Tout en infligeant un coup très dur à son ennemi, du fait du profil de Saleh al-Arouri, très impliqué dans les affaires militaires du Hamas et cofondateur de sa branche armée, les brigades Al-Qassam, Israël prive le Hezbollah et son parrain iranien de son principal interlocuteur et relais au sein du mouvement islamiste palestinien. Selon plusieurs médias libanais, Saleh al-Arouri devait rencontrer mercredi matin Hassan Nasrallah, avec lequel il était en contact direct et permanent. 

Qui était Saleh Al-Arouri, le numéro 2 du Hamas tué par Israël au Liban ?

"Il était certainement l'un des dirigeants palestiniens les plus proches de l'Iran et celui qui a fait le plus dans le rapprochement avec le Hezbollah, précise Anthony Samrani. Il était l'un des théoriciens de ce qu'on a appelé l'unité des fronts, c'est-à-dire la volonté des différents membres de ‘l'axe de la résistance’ d'unir ou de coordonner leurs actions contre Israël".

Les messages envoyés au Hezbollah

Avec l’élimination de cette cible prioritaire à Moucharrafiyé, dans la banlieue sud de Beyrouth, moins risquée à réaliser, techniquement et même diplomatiquement, qu’en Turquie ou au Qatar où résident les autres principaux chefs en exil du Hamas, les Israéliens envoient également plusieurs messages au Hezbollah.

Le premier est factuel : ils sont parvenus à localiser et à frapper leur cible dans ce qui est considéré comme un havre ultra-sécurisé du parti chiite, dans lequel se sentait suffisamment en confiance Saleh al-Arouri pour organiser une réunion dans un bureau du Hamas abrité dans un immeuble résidentiel. Trahison interne au Hamas ? Capacités de renseignements propres aux Israéliens sur place ? Les deux ? Pour protéger ses propres cadres, le parti chiite devra rapidement répondre à ces questions.

Le deuxième est géopolitique : Israël ne craindrait pas la réplique du Hezbollah, ni une éventuelle escalade du conflit sur sa frontière nord. Mercredi, l'armée israélienne, sans revendiquer directement la frappe qui a tué Saleh al-Arouri au Liban, a dit se préparer à "tout scénario". 

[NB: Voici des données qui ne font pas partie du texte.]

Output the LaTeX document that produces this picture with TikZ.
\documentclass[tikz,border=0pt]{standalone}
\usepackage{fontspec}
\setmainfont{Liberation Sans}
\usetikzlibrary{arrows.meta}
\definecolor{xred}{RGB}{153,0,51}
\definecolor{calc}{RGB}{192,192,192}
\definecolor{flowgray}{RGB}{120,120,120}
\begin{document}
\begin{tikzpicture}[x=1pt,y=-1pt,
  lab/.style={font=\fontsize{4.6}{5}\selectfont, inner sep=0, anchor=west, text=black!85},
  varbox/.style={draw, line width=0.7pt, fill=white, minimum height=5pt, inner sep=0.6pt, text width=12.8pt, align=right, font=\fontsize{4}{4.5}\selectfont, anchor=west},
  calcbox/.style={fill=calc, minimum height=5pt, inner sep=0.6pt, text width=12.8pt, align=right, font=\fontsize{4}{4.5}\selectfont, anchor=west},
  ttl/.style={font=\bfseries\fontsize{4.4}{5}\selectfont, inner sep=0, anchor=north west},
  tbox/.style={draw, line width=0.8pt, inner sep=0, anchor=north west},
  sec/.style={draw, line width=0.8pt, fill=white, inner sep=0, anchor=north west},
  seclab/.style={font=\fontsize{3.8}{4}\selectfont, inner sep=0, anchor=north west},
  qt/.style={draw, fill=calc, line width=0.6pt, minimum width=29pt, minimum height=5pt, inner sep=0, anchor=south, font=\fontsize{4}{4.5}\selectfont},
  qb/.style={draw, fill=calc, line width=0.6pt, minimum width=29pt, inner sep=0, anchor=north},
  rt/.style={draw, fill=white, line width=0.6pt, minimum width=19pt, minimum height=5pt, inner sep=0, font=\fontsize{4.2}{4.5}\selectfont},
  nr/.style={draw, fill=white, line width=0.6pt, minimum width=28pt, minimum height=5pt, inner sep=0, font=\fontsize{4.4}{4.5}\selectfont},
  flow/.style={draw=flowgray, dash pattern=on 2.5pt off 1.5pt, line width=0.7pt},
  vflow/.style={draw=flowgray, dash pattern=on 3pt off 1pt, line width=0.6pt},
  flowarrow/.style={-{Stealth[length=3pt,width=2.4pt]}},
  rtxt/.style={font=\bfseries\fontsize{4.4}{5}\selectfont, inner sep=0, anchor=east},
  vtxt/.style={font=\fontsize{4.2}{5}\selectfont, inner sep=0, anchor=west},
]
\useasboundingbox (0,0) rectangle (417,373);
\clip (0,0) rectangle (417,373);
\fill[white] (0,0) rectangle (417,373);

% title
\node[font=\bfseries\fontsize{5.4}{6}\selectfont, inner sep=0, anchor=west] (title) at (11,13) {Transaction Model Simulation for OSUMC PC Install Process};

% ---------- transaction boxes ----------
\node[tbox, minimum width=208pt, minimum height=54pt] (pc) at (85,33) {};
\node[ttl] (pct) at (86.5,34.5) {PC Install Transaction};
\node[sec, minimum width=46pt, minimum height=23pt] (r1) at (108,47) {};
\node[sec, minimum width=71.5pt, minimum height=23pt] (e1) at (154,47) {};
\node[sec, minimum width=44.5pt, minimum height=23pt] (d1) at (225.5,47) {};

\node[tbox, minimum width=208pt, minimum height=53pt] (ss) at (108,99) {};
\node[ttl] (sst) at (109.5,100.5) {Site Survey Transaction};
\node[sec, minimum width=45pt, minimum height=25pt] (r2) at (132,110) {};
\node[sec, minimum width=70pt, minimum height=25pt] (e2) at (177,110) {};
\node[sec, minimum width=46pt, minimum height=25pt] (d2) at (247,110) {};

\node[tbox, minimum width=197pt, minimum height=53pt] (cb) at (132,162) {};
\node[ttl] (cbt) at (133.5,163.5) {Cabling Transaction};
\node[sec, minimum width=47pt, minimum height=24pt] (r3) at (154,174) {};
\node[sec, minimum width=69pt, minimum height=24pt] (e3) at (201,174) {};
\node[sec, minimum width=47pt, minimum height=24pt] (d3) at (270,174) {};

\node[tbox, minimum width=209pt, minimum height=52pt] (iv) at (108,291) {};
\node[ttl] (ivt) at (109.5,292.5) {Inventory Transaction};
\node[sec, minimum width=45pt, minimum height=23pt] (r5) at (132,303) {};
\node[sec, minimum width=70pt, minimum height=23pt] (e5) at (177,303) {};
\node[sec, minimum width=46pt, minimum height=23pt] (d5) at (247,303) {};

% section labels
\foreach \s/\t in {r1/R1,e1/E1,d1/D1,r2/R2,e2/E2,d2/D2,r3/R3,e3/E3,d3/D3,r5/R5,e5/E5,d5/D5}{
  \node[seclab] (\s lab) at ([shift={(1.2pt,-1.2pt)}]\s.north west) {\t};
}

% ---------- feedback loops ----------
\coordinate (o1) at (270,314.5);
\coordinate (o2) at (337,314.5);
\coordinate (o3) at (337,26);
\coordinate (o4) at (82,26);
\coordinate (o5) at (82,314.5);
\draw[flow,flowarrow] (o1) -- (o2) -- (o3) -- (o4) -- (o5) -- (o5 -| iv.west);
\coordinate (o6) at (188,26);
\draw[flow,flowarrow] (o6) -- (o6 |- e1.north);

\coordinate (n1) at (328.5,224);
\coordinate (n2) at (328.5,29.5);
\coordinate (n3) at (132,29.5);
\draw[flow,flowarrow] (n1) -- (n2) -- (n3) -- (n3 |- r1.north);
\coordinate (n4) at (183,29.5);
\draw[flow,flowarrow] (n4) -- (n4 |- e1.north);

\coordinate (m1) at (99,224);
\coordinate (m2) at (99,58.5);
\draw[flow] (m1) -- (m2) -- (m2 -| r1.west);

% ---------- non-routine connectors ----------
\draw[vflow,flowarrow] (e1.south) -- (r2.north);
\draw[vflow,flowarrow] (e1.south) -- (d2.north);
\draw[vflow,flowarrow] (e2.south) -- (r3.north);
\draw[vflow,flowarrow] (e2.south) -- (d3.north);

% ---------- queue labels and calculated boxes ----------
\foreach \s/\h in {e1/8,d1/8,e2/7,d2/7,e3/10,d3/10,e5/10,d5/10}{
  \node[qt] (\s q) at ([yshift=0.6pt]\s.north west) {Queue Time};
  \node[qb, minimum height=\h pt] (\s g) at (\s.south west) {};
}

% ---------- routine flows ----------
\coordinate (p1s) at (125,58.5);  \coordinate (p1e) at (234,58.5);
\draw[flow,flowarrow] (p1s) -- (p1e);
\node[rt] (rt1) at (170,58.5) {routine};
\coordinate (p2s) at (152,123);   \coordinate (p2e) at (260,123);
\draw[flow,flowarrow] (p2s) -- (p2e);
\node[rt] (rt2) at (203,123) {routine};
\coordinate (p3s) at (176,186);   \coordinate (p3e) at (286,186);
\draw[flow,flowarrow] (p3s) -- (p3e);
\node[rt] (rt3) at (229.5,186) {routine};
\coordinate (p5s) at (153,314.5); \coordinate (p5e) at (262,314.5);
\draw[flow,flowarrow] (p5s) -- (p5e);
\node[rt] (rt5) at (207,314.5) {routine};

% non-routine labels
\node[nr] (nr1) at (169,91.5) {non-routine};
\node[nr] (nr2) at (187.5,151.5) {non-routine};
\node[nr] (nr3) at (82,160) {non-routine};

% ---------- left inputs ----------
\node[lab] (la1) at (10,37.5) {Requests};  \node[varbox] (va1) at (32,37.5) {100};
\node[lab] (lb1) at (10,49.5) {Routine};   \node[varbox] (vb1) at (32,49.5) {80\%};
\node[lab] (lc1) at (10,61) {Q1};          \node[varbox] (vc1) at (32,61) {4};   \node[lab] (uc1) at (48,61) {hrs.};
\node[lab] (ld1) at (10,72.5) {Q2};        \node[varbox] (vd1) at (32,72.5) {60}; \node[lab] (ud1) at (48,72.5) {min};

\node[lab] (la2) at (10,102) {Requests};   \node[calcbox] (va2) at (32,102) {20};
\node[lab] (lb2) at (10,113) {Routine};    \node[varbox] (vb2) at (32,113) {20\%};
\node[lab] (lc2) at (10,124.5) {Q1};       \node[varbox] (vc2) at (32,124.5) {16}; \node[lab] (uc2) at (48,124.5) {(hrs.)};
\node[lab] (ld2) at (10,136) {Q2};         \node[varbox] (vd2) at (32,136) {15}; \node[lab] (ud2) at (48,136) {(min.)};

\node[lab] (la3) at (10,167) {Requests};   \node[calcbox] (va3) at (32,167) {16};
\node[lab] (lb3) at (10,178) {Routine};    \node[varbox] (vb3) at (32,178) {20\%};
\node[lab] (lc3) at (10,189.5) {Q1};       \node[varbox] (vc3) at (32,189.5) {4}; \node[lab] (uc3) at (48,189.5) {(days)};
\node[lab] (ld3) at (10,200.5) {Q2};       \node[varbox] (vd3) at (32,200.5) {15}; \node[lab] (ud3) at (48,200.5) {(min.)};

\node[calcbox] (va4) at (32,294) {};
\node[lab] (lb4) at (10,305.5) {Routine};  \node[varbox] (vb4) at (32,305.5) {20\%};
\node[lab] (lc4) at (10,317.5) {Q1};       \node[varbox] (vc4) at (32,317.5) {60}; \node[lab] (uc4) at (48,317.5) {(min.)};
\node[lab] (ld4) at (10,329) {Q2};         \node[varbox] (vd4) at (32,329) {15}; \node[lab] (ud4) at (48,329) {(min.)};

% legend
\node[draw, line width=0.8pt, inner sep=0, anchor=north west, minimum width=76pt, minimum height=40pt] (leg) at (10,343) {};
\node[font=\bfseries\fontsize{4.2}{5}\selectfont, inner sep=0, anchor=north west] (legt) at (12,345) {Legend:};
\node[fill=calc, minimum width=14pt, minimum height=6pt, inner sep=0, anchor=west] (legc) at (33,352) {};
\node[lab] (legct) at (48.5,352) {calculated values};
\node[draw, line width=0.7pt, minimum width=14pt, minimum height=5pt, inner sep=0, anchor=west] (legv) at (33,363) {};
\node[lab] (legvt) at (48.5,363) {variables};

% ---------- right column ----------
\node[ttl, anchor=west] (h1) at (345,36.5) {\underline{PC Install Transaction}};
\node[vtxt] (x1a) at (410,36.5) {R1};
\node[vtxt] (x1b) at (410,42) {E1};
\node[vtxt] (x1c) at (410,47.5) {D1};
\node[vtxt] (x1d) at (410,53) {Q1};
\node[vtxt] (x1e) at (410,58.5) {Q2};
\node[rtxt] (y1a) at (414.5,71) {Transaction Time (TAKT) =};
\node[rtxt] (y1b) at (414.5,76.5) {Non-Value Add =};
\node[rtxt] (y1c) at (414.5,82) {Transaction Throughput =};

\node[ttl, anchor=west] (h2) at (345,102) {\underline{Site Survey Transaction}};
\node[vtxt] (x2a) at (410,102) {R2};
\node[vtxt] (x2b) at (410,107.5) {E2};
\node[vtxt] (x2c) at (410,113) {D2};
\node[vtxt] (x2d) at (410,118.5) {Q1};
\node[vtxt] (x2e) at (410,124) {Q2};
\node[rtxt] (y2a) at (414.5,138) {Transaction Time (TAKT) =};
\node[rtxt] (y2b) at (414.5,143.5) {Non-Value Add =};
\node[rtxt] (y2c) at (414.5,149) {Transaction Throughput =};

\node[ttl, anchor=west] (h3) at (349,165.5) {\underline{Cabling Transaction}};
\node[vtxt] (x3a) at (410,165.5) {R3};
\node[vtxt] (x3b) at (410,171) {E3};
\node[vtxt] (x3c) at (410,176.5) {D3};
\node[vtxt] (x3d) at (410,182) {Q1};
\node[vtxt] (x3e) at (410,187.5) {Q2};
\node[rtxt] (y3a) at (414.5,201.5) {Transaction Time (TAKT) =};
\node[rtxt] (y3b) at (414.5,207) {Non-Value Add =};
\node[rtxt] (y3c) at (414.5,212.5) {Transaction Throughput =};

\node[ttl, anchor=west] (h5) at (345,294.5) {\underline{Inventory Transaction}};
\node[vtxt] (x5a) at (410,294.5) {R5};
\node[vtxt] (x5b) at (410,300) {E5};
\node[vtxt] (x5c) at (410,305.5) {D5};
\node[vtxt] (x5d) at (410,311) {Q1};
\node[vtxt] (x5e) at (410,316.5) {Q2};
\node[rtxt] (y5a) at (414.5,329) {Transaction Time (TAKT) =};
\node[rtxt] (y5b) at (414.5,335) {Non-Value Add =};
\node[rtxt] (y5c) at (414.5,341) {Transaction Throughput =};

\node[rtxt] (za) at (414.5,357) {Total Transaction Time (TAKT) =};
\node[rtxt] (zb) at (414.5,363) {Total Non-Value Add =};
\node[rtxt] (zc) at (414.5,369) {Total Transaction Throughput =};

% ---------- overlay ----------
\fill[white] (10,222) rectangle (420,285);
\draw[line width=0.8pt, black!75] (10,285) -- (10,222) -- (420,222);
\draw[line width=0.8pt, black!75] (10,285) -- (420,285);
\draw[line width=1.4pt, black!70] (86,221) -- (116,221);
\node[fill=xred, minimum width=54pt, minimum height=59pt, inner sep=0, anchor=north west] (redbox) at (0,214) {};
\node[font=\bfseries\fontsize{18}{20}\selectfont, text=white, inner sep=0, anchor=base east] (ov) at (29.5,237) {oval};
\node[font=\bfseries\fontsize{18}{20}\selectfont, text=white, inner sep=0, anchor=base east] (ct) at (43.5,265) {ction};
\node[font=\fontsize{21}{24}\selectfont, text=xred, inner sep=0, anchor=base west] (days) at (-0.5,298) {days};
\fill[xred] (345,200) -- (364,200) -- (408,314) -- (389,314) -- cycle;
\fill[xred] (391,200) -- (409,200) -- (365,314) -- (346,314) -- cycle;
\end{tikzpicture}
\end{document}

"Il est désormais très important pour le Hezbollah de réaffirmer sa capacité de dissuasion tout en prenant en compte un contexte local : les Libanais ne veulent pas être entraînés dans une guerre et le parti chiite n'a pas les moyens aujourd'hui d'être dans une confrontation totale contre Israël, qui plus est avec une présence américaine massive dans la région, "explique Anthony Samrani. 

Ce dernier estime qu’il existe deux lectures possibles de l’opération israélienne. "La première, c'est de dire qu’Israël considère que le Hezbollah, dans tous les cas, ne veut pas de guerre et répondra de façon limitée, indique-t-il. La seconde sous-entend qu’Israël veut ouvrir un front de grande ampleur contre le Hezbollah, alors que son allié américain fait tout pour l'en empêcher depuis des semaines, et considère que ce type d'opération contraindra le Hezbollah à répondre de façon extrêmement musclée et donc à déclencher une escalade qui risque de devenir, au bout d'un moment, incontrôlable". 

"Il s’agit d’un moment extrêmement important pour le Hezbollah, même si la décision d'entrer en guerre ou non, dans sa logique, ne dépend pas de l'élimination de hauts cadres, conclut-il. Nous avons pu le constater avec l'élimination en Syrie, il y a quelques années, de Imad Moughniyé [chef militaire du Hezbollah assassiné à Damas en 2008], et plus récemment, celle de Qassem Soleimani. Le Hezbollah ne répond pas de cette manière".